__Job__:
Copy everything in the data below exactly except the pictures.

__Stored data__:

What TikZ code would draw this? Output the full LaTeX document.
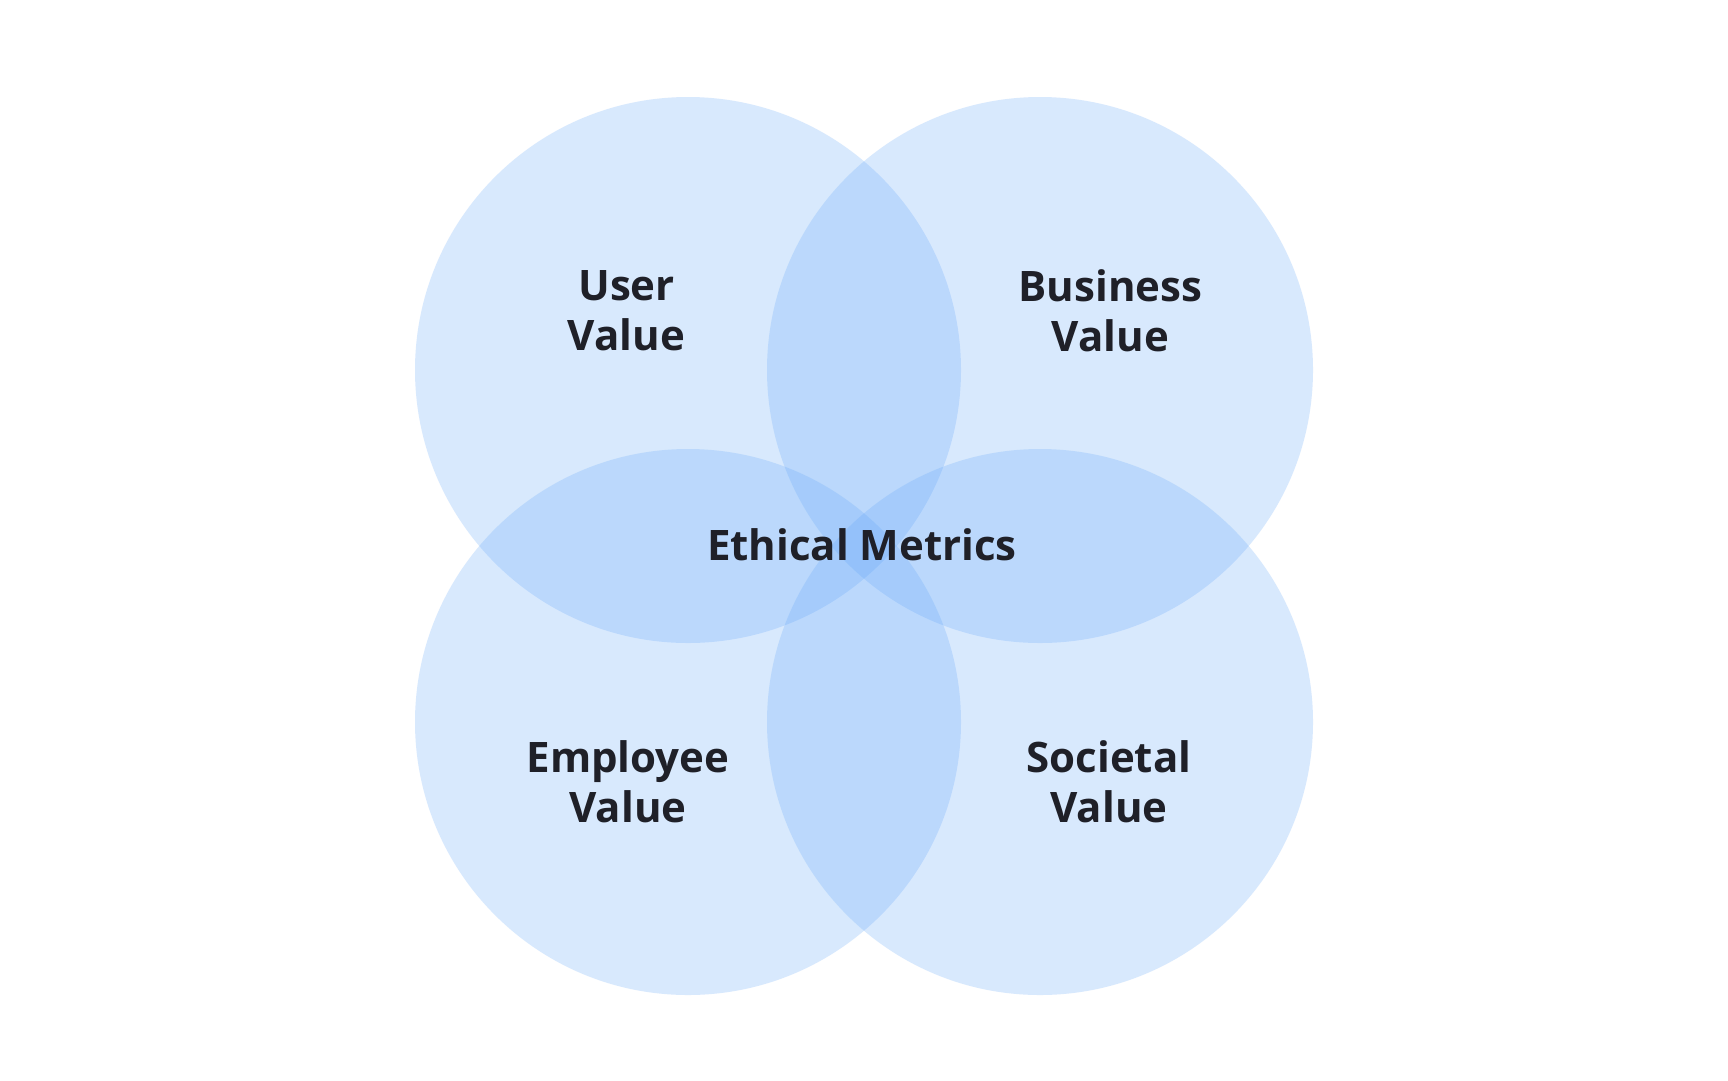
\documentclass[tikz,border=0pt]{standalone}
\usepackage{fontspec}
\setmainfont{Open Sans}
\definecolor{circfill}{HTML}{60A5FA}
\definecolor{labeltext}{RGB}{31,32,40}
\tikzset{
  venn/.style={fill=circfill, fill opacity=0.24, draw=none},
  lbl/.style={text=labeltext, font=\fontsize{42}{50}\selectfont\bfseries, align=center, inner sep=0pt, anchor=center}
}
\begin{document}
\begin{tikzpicture}[x=1pt,y=-1pt]
\fill[white] (0,0) rectangle (1728,1080);
\useasboundingbox (0,0) rectangle (1728,1080);
\fill[venn] (688,370) circle[radius=273];
\fill[venn] (1040,370) circle[radius=273];
\fill[venn] (688,722) circle[radius=273];
\fill[venn] (1040,722) circle[radius=273];
\node[lbl] (user) at (626.5,311) {User\\Value};
\node[lbl] (business) at (1110.5,311) {Business\\Value};
\node[lbl] (employee) at (628,781.5) {Employee\\Value};
\node[lbl] (societal) at (1109,781.5) {Societal\\Value};
\node[lbl] (ethical) at (862,545) {Ethical Metrics};
\end{tikzpicture}
\end{document}
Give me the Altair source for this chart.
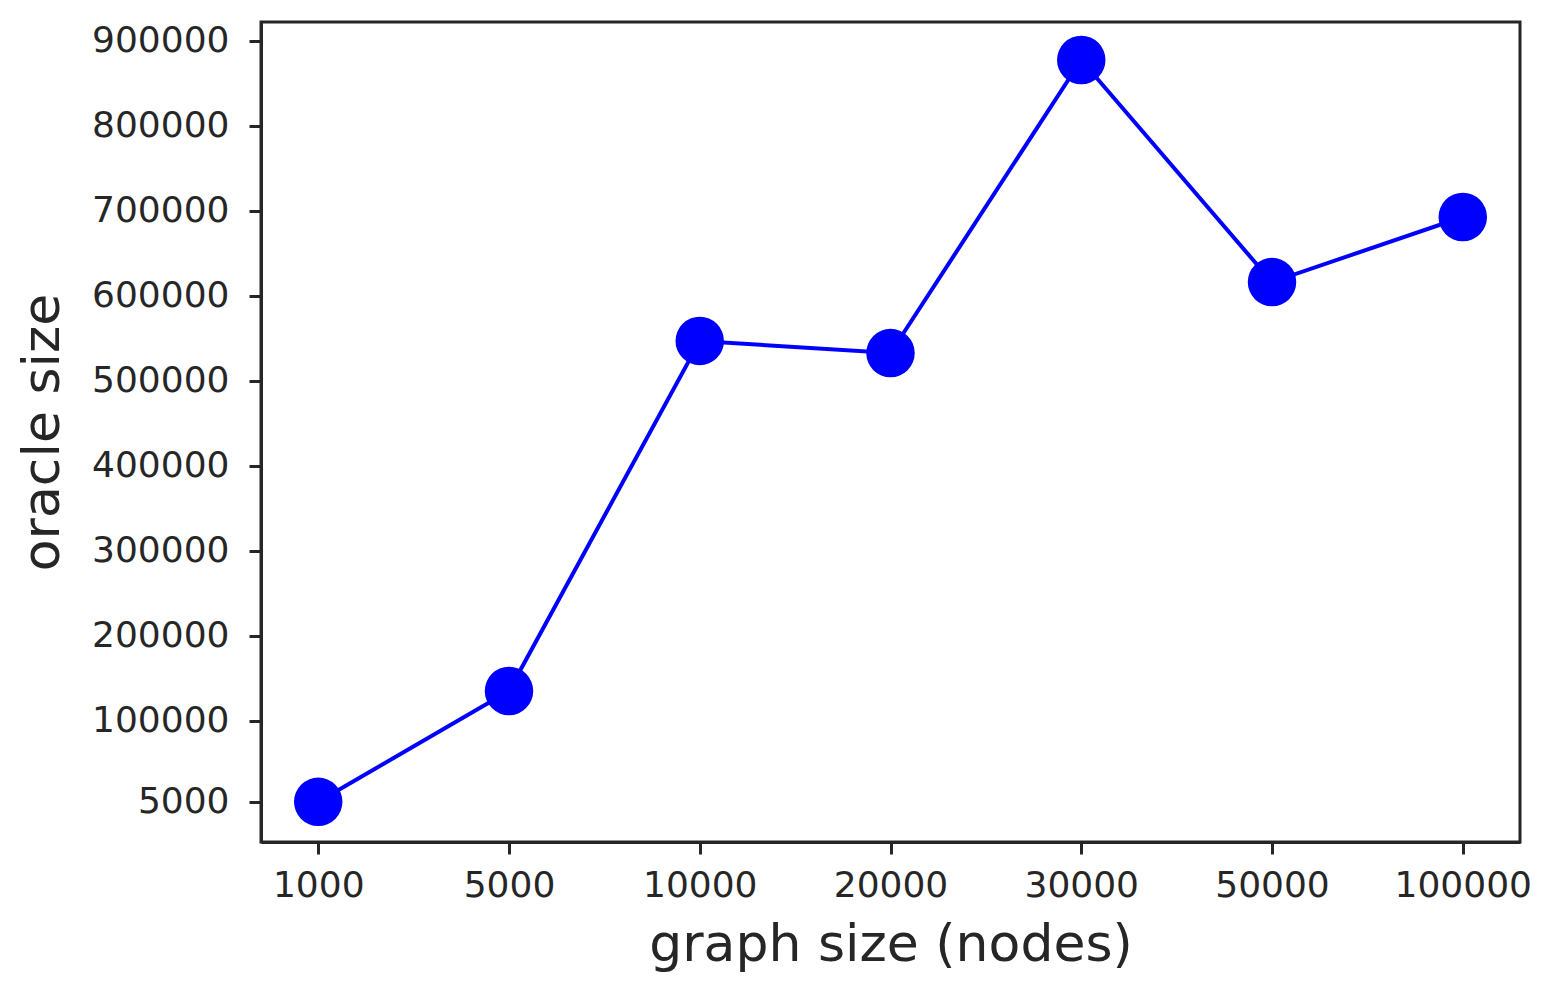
import altair as alt
import pandas as pd

graph_sizes = ["1000", "5000", "10000", "20000", "30000", "50000", "100000"]
oracle_sizes = [5000, 135300, 546900, 532700, 877300, 616200, 692700]
y_ticks = [5000, 100000, 200000, 300000, 400000, 500000, 600000, 700000, 800000, 900000]

df = pd.DataFrame({"graph": graph_sizes, "oracle": oracle_sizes})

FONT = "DejaVu Sans"
DARK = "#262626"

x = alt.X(
    "graph:N",
    sort=graph_sizes,
    scale=alt.Scale(type="point", padding=0.3),
    axis=alt.Axis(
        title="graph size (nodes)",
        labelAngle=0,
        labelFontSize=36,
        titleFontSize=52,
        titleFontWeight="normal",
        titlePadding=16,
        labelPadding=14,
        tickSize=12,
        tickWidth=3,
        domainWidth=3,
        tickColor=DARK,
        domainColor=DARK,
        labelColor=DARK,
        titleColor=DARK,
        labelFont=FONT,
        titleFont=FONT,
        grid=False,
    ),
)
y = alt.Y(
    "oracle:Q",
    scale=alt.Scale(domain=[-42300, 922000], nice=False, zero=False),
    axis=alt.Axis(
        title="oracle size",
        values=y_ticks,
        format="d",
        labelFontSize=36,
        titleFontSize=52,
        titleFontWeight="normal",
        titlePadding=22,
        labelPadding=20,
        tickSize=12,
        tickWidth=3,
        domainWidth=3,
        tickColor=DARK,
        domainColor=DARK,
        labelColor=DARK,
        titleColor=DARK,
        labelFont=FONT,
        titleFont=FONT,
        grid=False,
    ),
)

base = alt.Chart(df)
line = base.mark_line(color="#0000ff", strokeWidth=4).encode(x=x, y=y)
pts = base.mark_point(color="#0000ff", filled=True, opacity=1, size=2350).encode(x=x, y=y)

chart = (
    alt.layer(line, pts)
    .properties(
        width=1259,
        height=820,
        background="white",
        autosize=alt.AutoSizeParams(type="none"),
        padding={"left": 253, "top": 14, "right": 14, "bottom": 139},
    )
    .configure_view(stroke=DARK, strokeWidth=3)
)

chart.save("out.html", embed_options={"renderer": "svg", "actions": False})
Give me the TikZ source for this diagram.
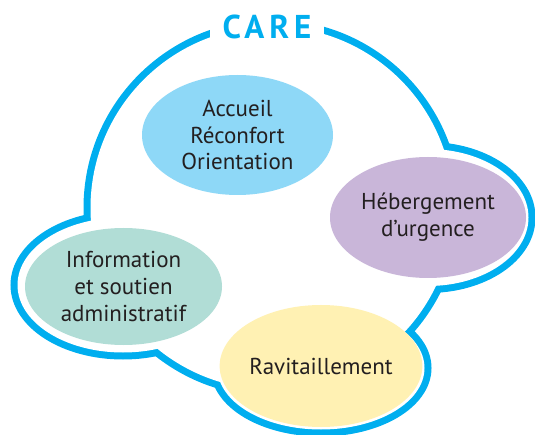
\documentclass[tikz,border=0pt]{standalone}
\usepackage{fontspec}
\setmainfont{PT Sans}
\usetikzlibrary{shapes.geometric}
\definecolor{careblue}{HTML}{00AEEF}
\definecolor{accueilc}{HTML}{8ED8F7}
\definecolor{hebergc}{HTML}{C9B6D9}
\definecolor{infoc}{HTML}{B1DDD6}
\definecolor{ravitc}{HTML}{FFF1B3}
\definecolor{textc}{HTML}{231F20}
\tikzset{
  bubble/.style={ellipse, draw=none, inner sep=0pt, align=center, text=textc,
    font=\fontsize{23}{26.8}\selectfont},
  outline/.style={line width=14pt, draw=careblue},
  blank/.style={fill=white, draw=none}
}
\begin{document}
\begin{tikzpicture}[x=1pt,y=-1pt]
\useasboundingbox (0,0) rectangle (535,435);
% blue outline of the union of the shapes
\draw[outline] (272,208) circle[radius=181.5pt];
\draw[outline] (123,285) ellipse[x radius=105.5pt, y radius=67.5pt];
\draw[outline] (428,217.5) ellipse[x radius=100.5pt, y radius=68.5pt];
\draw[outline] (321,368) ellipse[x radius=103.5pt, y radius=61.5pt];
% white interior
\fill[blank] (272,208) circle[radius=181.5pt];
\fill[blank] (123,285) ellipse[x radius=105.5pt, y radius=67.5pt];
\fill[blank] (428,217.5) ellipse[x radius=100.5pt, y radius=68.5pt];
\fill[blank] (321,368) ellipse[x radius=103.5pt, y radius=61.5pt];
% title
\node[fill=white, inner sep=0pt, minimum width=114pt, minimum height=34pt,
  text=careblue, font=\fontsize{33}{33}\bfseries\addfontfeatures{LetterSpace=15}\selectfont]
  (care) at (267,27) {CARE};
% coloured bubbles
\node[bubble, fill=accueilc, minimum width=191pt, minimum height=120pt]
  (accueil) at (237.5,135) {Accueil\\Réconfort\\Orientation};
\node[bubble, fill=hebergc, minimum width=196pt, minimum height=121pt]
  (heberg) at (428,217.5) {Hébergement\\d’urgence};
\node[bubble, fill=infoc, minimum width=197pt, minimum height=117pt]
  (info) at (123.5,286.5) {Information\\et soutien\\administratif};
\node[bubble, fill=ravitc, minimum width=196pt, minimum height=122pt]
  (ravit) at (321,366) {Ravitaillement};
\end{tikzpicture}
\end{document}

__The output__:
What TikZ code would draw this? Output the full LaTeX document.
\documentclass[tikz,border=0pt]{standalone}
\usepackage{fontspec}
\setmainfont{Open Sans}
\definecolor{circfill}{HTML}{60A5FA}
\definecolor{labeltext}{RGB}{31,32,40}
\tikzset{
  venn/.style={fill=circfill, fill opacity=0.24, draw=none},
  lbl/.style={text=labeltext, font=\fontsize{42}{50}\selectfont\bfseries, align=center, inner sep=0pt, anchor=center}
}
\begin{document}
\begin{tikzpicture}[x=1pt,y=-1pt]
\fill[white] (0,0) rectangle (1728,1080);
\useasboundingbox (0,0) rectangle (1728,1080);
\fill[venn] (688,370) circle[radius=273];
\fill[venn] (1040,370) circle[radius=273];
\fill[venn] (688,722) circle[radius=273];
\fill[venn] (1040,722) circle[radius=273];
\node[lbl] (user) at (626.5,311) {User\\Value};
\node[lbl] (business) at (1110.5,311) {Business\\Value};
\node[lbl] (employee) at (628,781.5) {Employee\\Value};
\node[lbl] (societal) at (1109,781.5) {Societal\\Value};
\node[lbl] (ethical) at (862,545) {Ethical Metrics};
\end{tikzpicture}
\end{document}
Give me the Altair source for this chart.
import altair as alt
import pandas as pd

graph_sizes = ["1000", "5000", "10000", "20000", "30000", "50000", "100000"]
oracle_sizes = [5000, 135300, 546900, 532700, 877300, 616200, 692700]
y_ticks = [5000, 100000, 200000, 300000, 400000, 500000, 600000, 700000, 800000, 900000]

df = pd.DataFrame({"graph": graph_sizes, "oracle": oracle_sizes})

FONT = "DejaVu Sans"
DARK = "#262626"

x = alt.X(
    "graph:N",
    sort=graph_sizes,
    scale=alt.Scale(type="point", padding=0.3),
    axis=alt.Axis(
        title="graph size (nodes)",
        labelAngle=0,
        labelFontSize=36,
        titleFontSize=52,
        titleFontWeight="normal",
        titlePadding=16,
        labelPadding=14,
        tickSize=12,
        tickWidth=3,
        domainWidth=3,
        tickColor=DARK,
        domainColor=DARK,
        labelColor=DARK,
        titleColor=DARK,
        labelFont=FONT,
        titleFont=FONT,
        grid=False,
    ),
)
y = alt.Y(
    "oracle:Q",
    scale=alt.Scale(domain=[-42300, 922000], nice=False, zero=False),
    axis=alt.Axis(
        title="oracle size",
        values=y_ticks,
        format="d",
        labelFontSize=36,
        titleFontSize=52,
        titleFontWeight="normal",
        titlePadding=22,
        labelPadding=20,
        tickSize=12,
        tickWidth=3,
        domainWidth=3,
        tickColor=DARK,
        domainColor=DARK,
        labelColor=DARK,
        titleColor=DARK,
        labelFont=FONT,
        titleFont=FONT,
        grid=False,
    ),
)

base = alt.Chart(df)
line = base.mark_line(color="#0000ff", strokeWidth=4).encode(x=x, y=y)
pts = base.mark_point(color="#0000ff", filled=True, opacity=1, size=2350).encode(x=x, y=y)

chart = (
    alt.layer(line, pts)
    .properties(
        width=1259,
        height=820,
        background="white",
        autosize=alt.AutoSizeParams(type="none"),
        padding={"left": 253, "top": 14, "right": 14, "bottom": 139},
    )
    .configure_view(stroke=DARK, strokeWidth=3)
)

chart.save("out.html", embed_options={"renderer": "svg", "actions": False})
Give me the TikZ source for this diagram.
\documentclass[tikz,border=0pt]{standalone}
\usepackage{fontspec}
\setmainfont{PT Sans}
\usetikzlibrary{shapes.geometric}
\definecolor{careblue}{HTML}{00AEEF}
\definecolor{accueilc}{HTML}{8ED8F7}
\definecolor{hebergc}{HTML}{C9B6D9}
\definecolor{infoc}{HTML}{B1DDD6}
\definecolor{ravitc}{HTML}{FFF1B3}
\definecolor{textc}{HTML}{231F20}
\tikzset{
  bubble/.style={ellipse, draw=none, inner sep=0pt, align=center, text=textc,
    font=\fontsize{23}{26.8}\selectfont},
  outline/.style={line width=14pt, draw=careblue},
  blank/.style={fill=white, draw=none}
}
\begin{document}
\begin{tikzpicture}[x=1pt,y=-1pt]
\useasboundingbox (0,0) rectangle (535,435);
% blue outline of the union of the shapes
\draw[outline] (272,208) circle[radius=181.5pt];
\draw[outline] (123,285) ellipse[x radius=105.5pt, y radius=67.5pt];
\draw[outline] (428,217.5) ellipse[x radius=100.5pt, y radius=68.5pt];
\draw[outline] (321,368) ellipse[x radius=103.5pt, y radius=61.5pt];
% white interior
\fill[blank] (272,208) circle[radius=181.5pt];
\fill[blank] (123,285) ellipse[x radius=105.5pt, y radius=67.5pt];
\fill[blank] (428,217.5) ellipse[x radius=100.5pt, y radius=68.5pt];
\fill[blank] (321,368) ellipse[x radius=103.5pt, y radius=61.5pt];
% title
\node[fill=white, inner sep=0pt, minimum width=114pt, minimum height=34pt,
  text=careblue, font=\fontsize{33}{33}\bfseries\addfontfeatures{LetterSpace=15}\selectfont]
  (care) at (267,27) {CARE};
% coloured bubbles
\node[bubble, fill=accueilc, minimum width=191pt, minimum height=120pt]
  (accueil) at (237.5,135) {Accueil\\Réconfort\\Orientation};
\node[bubble, fill=hebergc, minimum width=196pt, minimum height=121pt]
  (heberg) at (428,217.5) {Hébergement\\d’urgence};
\node[bubble, fill=infoc, minimum width=197pt, minimum height=117pt]
  (info) at (123.5,286.5) {Information\\et soutien\\administratif};
\node[bubble, fill=ravitc, minimum width=196pt, minimum height=122pt]
  (ravit) at (321,366) {Ravitaillement};
\end{tikzpicture}
\end{document}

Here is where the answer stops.